Beyond our inability to effectively use privacy controls, individuals also have a tendency to discount their personal risk of being affected by a privacy breach. This misperception, known as optimism bias, was documented using a phone survey that asked participants to rate their own likelihood and that of others to having their information stolen or misused. On a scale of 1 to 7, with 7 indicating the highest level of risk, participants rated their perceived risk a full point lower than they rated the risk of “other people.”
Contemplating these, and many other, problematic findings on our behavioral attitudes to privacy information, it’s clear that even correcting the information and bargaining asymmetries won’t be enough to create a functioning privacy market. Considering what happened with Facebook and Cambridge Analytica, the element of control was already in place (no one was required to use Dr. Kogan’s “thisisyourdigitallife” app). And the research indicates that even if Facebook had plastered a huge red label that read “this app allows your private Facebook data to be collected,” many people still would have used it.

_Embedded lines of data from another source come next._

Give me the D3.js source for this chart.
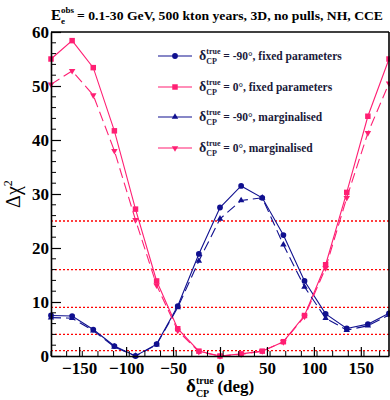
<!DOCTYPE html>
<html><head><meta charset="utf-8">
<script src="https://cdn.jsdelivr.net/npm/d3@7"></script>
<style>body{margin:0;background:#fff}svg{display:block}</style>
</head><body>
<svg id="c" width="390" height="400"></svg>
<script>
// ---- data ----
const deltaCP = [-180,-157.5,-135,-112.5,-90,-67.5,-45,-22.5,0,22.5,45,67.5,90,112.5,135,157.5,180];
const fixedM90 = [7.5,7.4,4.9,1.85,0,2.2,9.25,18.9,27.5,31.5,29.3,22.4,13.9,7.8,5.1,5.9,7.9];
const fixed0   = [55.0,58.4,53.4,41.7,27.2,13.9,5.05,0.9,0,0.4,0.9,2.65,7.5,16.9,30.3,44.4,55.0];
const margM90  = [7.1,7.0,4.7,1.7,0,2.1,9.0,17.6,25.4,28.8,29.3,20.6,12.8,7.0,4.8,5.6,7.6];
const marg0    = [50.3,52.8,48.3,38.0,25.2,13.1,4.7,0.8,0,0.3,0.9,2.6,7.3,16.3,29.3,41.3,50.5];
const sigmaLevels = [1,4,9,16,25];
const xTicks = [-150,-100,-50,0,50,100,150];
const yTicks = [0,10,20,30,40,50,60];
const legendLabels = ["= -90\u00B0, fixed parameters","= 0\u00B0, fixed parameters","= -90\u00B0, marginalised","= 0\u00B0, marginalised"];

const BLUE = "#10108f", PINK = "#ff1f73";
const series = [
  {vals: fixedM90, color: BLUE, dash: null, sym: d3.symbolCircle, size: 26, rot: 0},
  {vals: fixed0,   color: PINK, dash: null, sym: d3.symbolSquare, size: 30, rot: 0},
  {vals: margM90,  color: BLUE, dash: "10,5", sym: d3.symbolTriangle, size: 18, rot: 0},
  {vals: marg0,    color: PINK, dash: "10,5", sym: d3.symbolTriangle, size: 18, rot: 180}
];

const svg = d3.select("#c");
const L = 51, R = 389, T = 32, B = 356;
const x = d3.scaleLinear().domain([-180,180]).range([L,R]);
const y = d3.scaleLinear().domain([0,60]).range([B,T]);
const serif = "'Liberation Serif','Times New Roman',serif";

// sigma lines
svg.append("g").selectAll("line").data(sigmaLevels).join("line")
  .attr("x1", L).attr("x2", R).attr("y1", d=>y(d)).attr("y2", d=>y(d))
  .attr("stroke", "#ff0000").attr("stroke-width", 1.3).attr("stroke-dasharray", "2,2");

// series
const line = d3.line().x((d,i)=>x(deltaCP[i])).y(d=>y(d));
series.forEach(s => {
  svg.append("path").datum(s.vals).attr("d", line).attr("fill","none")
    .attr("stroke", s.color).attr("stroke-width", 1.1)
    .attr("stroke-dasharray", s.dash);
  svg.append("g").selectAll("path").data(s.vals).join("path")
    .attr("d", d3.symbol().type(s.sym).size(s.size))
    .attr("transform", (d,i)=>`translate(${x(deltaCP[i])},${y(d)}) rotate(${s.rot})`)
    .attr("fill", s.color);
});

// axes
const xAxis = d3.axisBottom(x).tickValues(xTicks).tickSizeInner(-9).tickSizeOuter(0).tickPadding(14)
  .tickFormat(d => d < 0 ? "\u2212" + Math.abs(d) : d);
const gx = svg.append("g").attr("transform", `translate(0,${B})`).call(xAxis);
gx.selectAll(".tick text").attr("y", 6).attr("dy", "0.71em");
const xMinor = d3.range(-180, 181, 50/3).filter(v => !xTicks.some(t => Math.abs(t - v) < 1e-6));
svg.append("g").selectAll("line").data(xMinor).join("line")
  .attr("x1", d=>x(d)).attr("x2", d=>x(d)).attr("y1", B).attr("y2", B-5)
  .attr("stroke", "#000").attr("stroke-width", 1);

const yAxis = d3.axisLeft(y).tickValues(yTicks).tickSizeInner(-10).tickSizeOuter(0).tickPadding(3);
const gy = svg.append("g").attr("transform", `translate(${L},0)`).call(yAxis);
gy.selectAll(".tick text").attr("x", -2);
const yMinor = d3.range(0, 61, 2).filter(v => v % 10 !== 0);
svg.append("g").selectAll("line").data(yMinor).join("line")
  .attr("x1", L).attr("x2", L+5).attr("y1", d=>y(d)).attr("y2", d=>y(d))
  .attr("stroke", "#000").attr("stroke-width", 1);

[gx, gy].forEach(g => {
  g.select(".domain").attr("stroke", "#000").attr("stroke-width", 1.6);
  g.selectAll(".tick line").attr("stroke", "#000").attr("stroke-width", 1.2);
  g.selectAll(".tick text").attr("font-family", serif).attr("font-weight", "bold")
    .attr("font-size", 17).attr("fill", "#000");
});
// frame top / right
svg.append("line").attr("x1", L).attr("x2", R).attr("y1", T).attr("y2", T).attr("stroke", "#000").attr("stroke-width", 1.6);
svg.append("line").attr("x1", R).attr("x2", R).attr("y1", T).attr("y2", B).attr("stroke", "#000").attr("stroke-width", 1.6);

// helper for delta_CP^true
function deltaLabel(g, x0, y0, big, small, color) {
  g.append("text").attr("x", x0).attr("y", y0).text("\u03B4")
    .attr("font-family", serif).attr("font-weight", "bold").attr("font-size", big).attr("fill", color);
  const w = big * 0.52;
  g.append("text").attr("x", x0 + w).attr("y", y0 - big*0.42).text("true")
    .attr("font-family", serif).attr("font-weight", "bold").attr("font-size", small).attr("fill", color);
  g.append("text").attr("x", x0 + w).attr("y", y0 + big*0.28).text("CP")
    .attr("font-family", serif).attr("font-weight", "bold").attr("font-size", small).attr("fill", color);
  return x0 + w + small * 1.75;
}

// legend
const lg = svg.append("g");
const legY = [56, 87, 117, 148];
series.forEach((s, i) => {
  const yy = legY[i];
  lg.append("line").attr("x1", 158).attr("x2", 192).attr("y1", yy).attr("y2", yy)
    .attr("stroke", s.color).attr("stroke-width", 1.2);
  lg.append("path").attr("d", d3.symbol().type(s.sym).size(s.size))
    .attr("transform", `translate(175,${yy}) rotate(${s.rot})`).attr("fill", s.color);
  const xe = deltaLabel(lg, 199, yy + 4, 14, 8, "#1a1a3a");
  lg.append("text").attr("x", xe + 3).attr("y", yy + 4).text(legendLabels[i])
    .attr("font-family", serif).attr("font-weight", "bold").attr("font-size", 11.5).attr("fill", "#1a1a3a");
});

// title
const tg = svg.append("g");
tg.append("text").attr("x", 51).attr("y", 20).text("E")
  .attr("font-family", serif).attr("font-weight", "bold").attr("font-size", 15);
tg.append("text").attr("x", 61).attr("y", 13).text("obs")
  .attr("font-family", serif).attr("font-weight", "bold").attr("font-size", 9);
tg.append("text").attr("x", 61).attr("y", 24).text("e")
  .attr("font-family", serif).attr("font-weight", "bold").attr("font-size", 9);
tg.append("text").attr("x", 77).attr("y", 20).text("= 0.1-30 GeV, 500 kton years, 3D, no pulls, NH, CCE")
  .attr("font-family", serif).attr("font-weight", "bold").attr("font-size", 13.5)
  .attr("textLength", 306).attr("lengthAdjust", "spacingAndGlyphs");

// axis labels
svg.append("text").attr("transform", "translate(20,194) rotate(-90)").attr("text-anchor", "middle")
  .attr("font-family", serif).attr("font-size", 20)
  .html('\u0394\u03C7<tspan dy="-8" font-size="12">2</tspan>');
const xl = svg.append("g");
const xe2 = deltaLabel(xl, 186, 392, 19, 10, "#000");
xl.append("text").attr("x", xe2 + 4).attr("y", 392).text("(deg)")
  .attr("font-family", serif).attr("font-weight", "bold").attr("font-size", 17);
</script>
</body></html>
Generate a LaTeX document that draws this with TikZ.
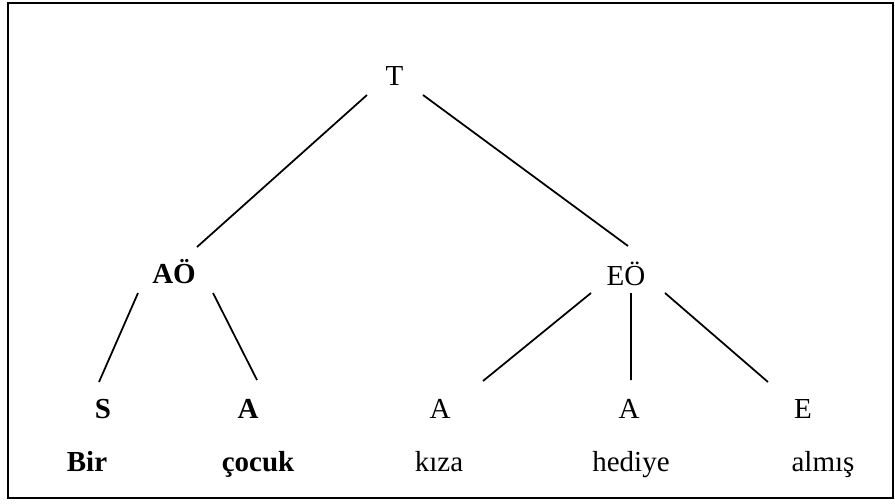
\documentclass[tikz,border=0pt]{standalone}
\usepackage{fontspec}
\setmainfont{Liberation Serif}

\begin{document}
\begin{tikzpicture}[every node/.style={anchor=base, inner sep=0pt, font=\fontsize{16.5}{19}\selectfont}, every edge/.style={draw=black, line width=1pt}]
	\useasboundingbox (0,0) rectangle (17.9,10.06);
	\draw[line width=1.5pt] (0.16,0.10) rectangle (17.86,10.0);
	
	\node (t) at (7.89,8.36) {T};
	\node[font=\fontsize{16.5}{19}\selectfont\bfseries] (ao) at (3.48,4.40) {AÖ};
	\node (eo) at (12.52,4.36) {EÖ};
	
	\node[font=\fontsize{16.5}{19}\selectfont\bfseries] (s) at (2.06,1.70) {S};
	\node[font=\fontsize{16.5}{19}\selectfont\bfseries] (a1) at (4.96,1.70) {A};
	\node (a2) at (8.80,1.70) {A};
	\node (a3) at (12.58,1.70) {A};
	\node (e) at (16.06,1.70) {E};
	
	\node[font=\fontsize{16.5}{19}\selectfont\bfseries] (bir) at (1.74,0.63) {Bir};
	\node[font=\fontsize{16.5}{19}\selectfont\bfseries] (cocuk) at (5.16,0.63) {çocuk};
	\node (kiza) at (8.78,0.63) {kıza};
	\node (hediye) at (12.62,0.63) {hediye};
	\node (almis) at (16.46,0.63) {almış};
	
	\path ([shift={(-0.55,-0.2)}]t.base) edge ([shift={(0.46,0.72)}]ao.base);
	\path ([shift={(0.57,-0.2)}]t.base) edge ([shift={(0.04,0.78)}]eo.base);
	\path ([shift={(-0.72,-0.2)}]ao.base) edge ([shift={(-0.08,0.72)}]s.base);
	\path ([shift={(0.78,-0.2)}]ao.base) edge ([shift={(0.18,0.76)}]a1.base);
	\path ([shift={(-0.70,-0.16)}]eo.base) edge ([shift={(0.86,0.74)}]a2.base);
	\path ([shift={(0.10,-0.16)}]eo.base) edge ([shift={(0.04,0.76)}]a3.base);
	\path ([shift={(0.78,-0.16)}]eo.base) edge ([shift={(-0.70,0.72)}]e.base);
\end{tikzpicture}
\end{document}
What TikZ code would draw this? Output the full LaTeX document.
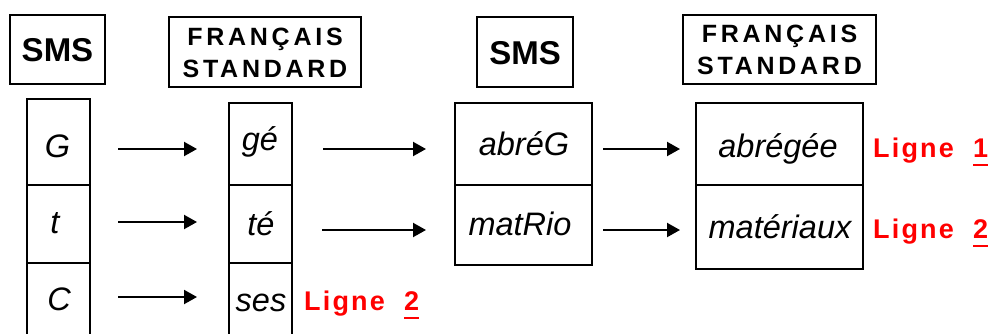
\documentclass[tikz,border=0pt]{standalone}
\usepackage{fontspec}
\setmainfont{Liberation Sans}
\newfontfamily\hA{Liberation Sans}[LetterSpace=15]
\newfontfamily\lgfont{Liberation Sans}[LetterSpace=8]
\usetikzlibrary{arrows.meta}
\definecolor{lred}{RGB}{255,0,0}
\newcommand\myul[1]{\setbox0\hbox{#1}\rlap{\color{lred}\rule[-9pt]{\wd0}{2pt}}\box0}
\begin{document}
\begin{tikzpicture}[x=1pt,y=-1pt,
  box/.style={draw, line width=1.7pt, inner sep=0pt, outer sep=0pt},
  cell/.style={box},
  entry/.style={anchor=base, inner sep=0pt, font=\itshape\fontsize{32.5}{32.5}\selectfont},
  smshead/.style={box, text height=24pt, text depth=0pt, font=\bfseries\fontsize{33}{33}\selectfont},
  fshead/.style={box, align=center, text height=50pt, text depth=0pt, font=\hA\bfseries\fontsize{25}{32}\selectfont},
  lig/.style={anchor=base west, inner sep=0pt, text=lred, font=\lgfont\bfseries\fontsize{27}{27}\selectfont},
  arr/.style={line width=2.1pt, -{Triangle[length=13pt,width=14pt]}}]
\useasboundingbox (0,0) rectangle (995,333);
\clip (0,0) rectangle (995,333);
% headers
\node[smshead, minimum width=95pt, minimum height=69pt] (h1) at (57.5,49.5) {SMS};
\node[fshead, minimum width=192pt, minimum height=70pt] (h2) at (265,52) {FRANÇAIS\\STANDARD};
\node[smshead, minimum width=96pt, minimum height=70pt] (h3) at (525,52) {SMS};
\node[fshead, minimum width=193pt, minimum height=69pt] (h4) at (779.5,49.5) {FRANÇAIS\\STANDARD};
% column 1
\node[cell, minimum width=63pt, minimum height=86pt] (a1) at (58.5,142) {};
\node[cell, minimum width=63pt, minimum height=78pt] (a2) at (58.5,224) {};
\node[cell, minimum width=63pt, minimum height=80pt] (a3) at (58.5,303) {};
\node[entry] (ta1) at (57.5,157) {G};
\node[entry] (ta2) at (55,233) {t};
\node[entry] (ta3) at (59,310) {C};
% column 2
\node[cell, minimum width=63pt, minimum height=82pt] (b1) at (260.5,144) {};
\node[cell, minimum width=63pt, minimum height=78pt] (b2) at (260.5,224) {};
\node[cell, minimum width=63pt, minimum height=80pt] (b3) at (260.5,303) {};
\node[entry] (tb1) at (260,150) {gé};
\node[entry] (tb2) at (261,235) {té};
\node[entry] (tb3) at (261,311) {ses};
% column 3
\node[cell, minimum width=137pt, minimum height=82pt] (c1) at (523.5,144) {};
\node[cell, minimum width=137pt, minimum height=80pt] (c2) at (523.5,225) {};
\node[entry] (tc1) at (524,155) {abréG};
\node[entry] (tc2) at (520,235) {matRio};
% column 4
\node[cell, minimum width=167pt, minimum height=82pt] (d1) at (779.5,144) {};
\node[cell, minimum width=167pt, minimum height=84pt] (d2) at (779.5,227) {};
\node[entry] (td1) at (778,157) {abrégée};
\node[entry] (td2) at (780,238) {matériaux};
% labels
\node[lig] (l1) at (873,157) {Ligne\ \ \myul{1}};
\node[lig] (l2) at (873,238) {Ligne\ \ \myul{2}};
\node[lig] (l3) at (304,310) {Ligne\ \ \myul{2}};
% arrow ends
\coordinate (s1) at (118,149); \coordinate (e1) at (197,149);
\coordinate (s2) at (118,222); \coordinate (e2) at (197,222);
\coordinate (s3) at (118,297); \coordinate (e3) at (197,297);
\coordinate (s4) at (323,149); \coordinate (e4) at (426,149);
\coordinate (s5) at (322,230); \coordinate (e5) at (426,230);
\coordinate (s6) at (603,149); \coordinate (e6) at (680,149);
\coordinate (s7) at (603,230); \coordinate (e7) at (680,230);
\foreach \i in {1,...,7} \draw[arr] (s\i) -- (e\i);
\end{tikzpicture}
\end{document}
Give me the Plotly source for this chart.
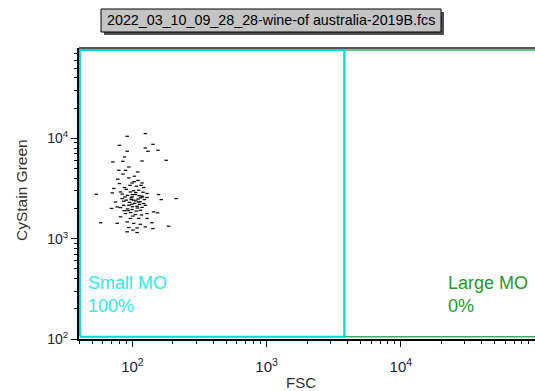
import math
import plotly.graph_objects as go

# ---- data ----
fsc = [91.4, 124.8, 80.1, 142.2, 124.8, 91.4, 155, 87.3, 130.6, 71.5, 84.8, 118.0, 178.6,
       79.2, 94.0, 88.8, 109.4, 103.5, 77.8, 94.0, 80.1, 99.5, 118.0, 72.7, 87.3, 107.1,
       121.3, 53.8, 70.8, 81.5, 96.6, 111.3, 128.5, 156.6, 83.9, 99.5, 118.0, 128.5, 211.8,
       164, 74.8, 86.2, 102.3, 111.3, 121.3, 94.0, 108.4, 81.5, 69.9, 77.1, 99.5, 114.6,
       143.9, 88.8, 105.2, 128.5, 153.8, 81.5, 96.6, 111.3, 128.5, 58.0, 77.1, 91.4, 102.3,
       114.6, 139.9, 185.8, 94.0, 108.4, 124.8, 142.2, 91.4, 108.4, 101,
       92, 105, 115, 98, 110, 88, 120, 95, 104, 113, 100, 92, 118, 107, 97, 86, 123, 102,
       112, 90, 116, 106, 84, 99, 109, 125, 93, 117, 101, 87, 119, 96, 103, 110, 85, 98,
       106, 114, 90, 100]
green = [10470, 11140, 8510, 8710, 8000, 7430, 7600, 6520, 7430, 5810, 5900, 5940, 6040,
         4800, 5180, 4800, 4620, 4190, 3910, 4030, 3540, 3590, 3590, 3160, 3230, 3330,
         3230, 2770, 2860, 2920, 2920, 3040, 2820, 2750, 2510, 2610, 2650, 2570, 2510,
         2450, 2320, 2360, 2420, 2320, 2240, 2150, 2100, 2040, 2000, 2070, 1950, 1920,
         1850, 1780, 1740, 1780, 1810, 1650, 1590, 1590, 1590, 1440, 1420, 1470, 1420,
         1390, 1440, 1330, 1290, 1280, 1310, 1260, 1170, 1150, 1220,
         2700, 2750, 2550, 2450, 2480, 2600, 2900, 2300, 2250, 2200, 2080, 1980, 2050, 1880,
         1820, 2150, 2450, 3000, 2680, 3100, 3400, 2880, 2780, 2200, 2020, 2150, 1900, 1720,
         1680, 1900, 2600, 3400, 3700, 3800, 4400, 2550, 2380, 2340, 2420, 2750]

x_tick_vals = [100, 1000, 10000]
x_tick_text = ["10<sup>2</sup>", "10<sup>3</sup>", "10<sup>4</sup>"]
y_tick_vals = [100, 1000, 10000]
y_tick_text = ["10<sup>2</sup>", "10<sup>3</sup>", "10<sup>4</sup>"]

x_min, x_max = 40, 100000
y_min, y_max = 100, 79433
gate_split = 3800          # FSC boundary between the two gates
gate_x_lo, gate_x_hi = 40.6, 400000
gate_y_lo, gate_y_hi = 105, 76000
gate_names = ["Small MO", "Large MO"]
gate_pcts = ["100%", "0%"]
title_text = "2022_03_10_09_28_28-wine-of australia-2019B.fcs"

W, H = 535, 391
ML, MR, MT, MB = 79, 0, 48, 52
PW, PH = W - ML - MR, H - MT - MB
FONT = "Liberation Sans, Arial, sans-serif"
CYAN_LINE = "#00D8D8"
CYAN_TEXT = "#2CEBEB"
GREEN_LINE = "#40A860"
GREEN_TEXT = "#1F9A2A"


def px_x(p):
    return (p - ML) / PW


def px_y(p):
    return (H - MB - p) / PH


L = math.log10
fig = go.Figure()

# gates drawn as line traces in data space
fig.add_trace(go.Scatter(
    x=[gate_split, gate_x_hi, gate_x_hi, gate_split, gate_split],
    y=[gate_y_lo, gate_y_lo, gate_y_hi, gate_y_hi, gate_y_lo],
    mode="lines", line=dict(color=GREEN_LINE, width=1.5),
    hoverinfo="skip", showlegend=False))
fig.add_trace(go.Scatter(
    x=[gate_x_lo, gate_split, gate_split, gate_x_lo, gate_x_lo],
    y=[gate_y_lo, gate_y_lo, gate_y_hi, gate_y_hi, gate_y_lo],
    mode="lines", line=dict(color=CYAN_LINE, width=2),
    hoverinfo="skip", showlegend=False))

fig.add_trace(go.Scatter(
    x=fsc, y=green, mode="markers",
    marker=dict(symbol="line-ew", size=2.5, color="#111111",
                line=dict(color="#111111", width=1.3)),
    hoverinfo="skip", showlegend=False))

# top frame line
fig.add_shape(type="line", xref="paper", yref="paper", x0=0, x1=1, y0=1, y1=1,
              line=dict(color="#555555", width=2))

# gate labels
fig.add_annotation(x=px_x(86), y=px_y(294), xref="paper", yref="paper",
                   text=gate_names[0] + "<br>" + gate_pcts[0], showarrow=False,
                   xanchor="left", yanchor="middle", align="left",
                   font=dict(family=FONT, size=18, color=CYAN_TEXT))
fig.add_annotation(x=px_x(446), y=px_y(294), xref="paper", yref="paper",
                   text=gate_names[1] + "<br>" + gate_pcts[1], showarrow=False,
                   xanchor="left", yanchor="middle", align="left",
                   font=dict(family=FONT, size=18, color=GREEN_TEXT))

# title box with shadow
fig.add_shape(type="rect", xref="paper", yref="paper",
              x0=px_x(104), x1=px_x(444), y0=px_y(35), y1=px_y(12),
              fillcolor="#505050", line=dict(width=0), layer="above")
fig.add_shape(type="rect", xref="paper", yref="paper",
              x0=px_x(101), x1=px_x(441), y0=px_y(32), y1=px_y(9),
              fillcolor="#C4C4C4", line=dict(color="black", width=1), layer="above")
fig.add_annotation(x=px_x(271), y=px_y(20.5), xref="paper", yref="paper",
                   text=title_text, showarrow=False, xanchor="center", yanchor="middle",
                   font=dict(family=FONT, size=14.3, color="black"))

# axis titles
fig.add_annotation(x=px_x(301), y=px_y(382), xref="paper", yref="paper",
                   text="FSC", showarrow=False, xanchor="center", yanchor="middle",
                   font=dict(family=FONT, size=15, color="#303030"))
fig.add_annotation(x=px_x(21), y=px_y(190), xref="paper", yref="paper",
                   text="CyStain Green", showarrow=False, textangle=-90,
                   xanchor="center", yanchor="middle",
                   font=dict(family=FONT, size=15.5, color="#303030"))

axis_common = dict(
    type="log", showgrid=False, zeroline=False, showline=True, linecolor="black",
    linewidth=2, ticks="outside", ticklen=6, tickcolor="black", tickwidth=1,
    tickmode="array",
    minor=dict(ticks="outside", ticklen=3, tickcolor="black", dtick="D1"),
)
fig.update_xaxes(range=[L(x_min), L(x_max)], tickvals=x_tick_vals, ticktext=x_tick_text,
                 tickfont=dict(family=FONT, size=15, color="#1a1a3a"),
                 ticklabelstandoff=7, **axis_common)
fig.update_yaxes(range=[L(y_min), L(y_max)], tickvals=y_tick_vals, ticktext=y_tick_text,
                 tickfont=dict(family=FONT, size=14, color="#1a1a3a"),
                 **axis_common)

fig.update_layout(width=W, height=H, margin=dict(l=ML, r=MR, t=MT, b=MB),
                  paper_bgcolor="white", plot_bgcolor="white", showlegend=False)
fig.write_html("out.html")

Any proposed solution, therefore, needs to recognize how easy it is for companies to use their online platforms to spy on and manipulate users. It also needs to consider how we, on average, are terrible at weighing privacy risks and using controls to manage our information effectively. Helping us set a value for our personal information, then, isn’t enough. But, similar to regulation of public health risks such as smoking and seat belt use, we need protection from our own poor judgement.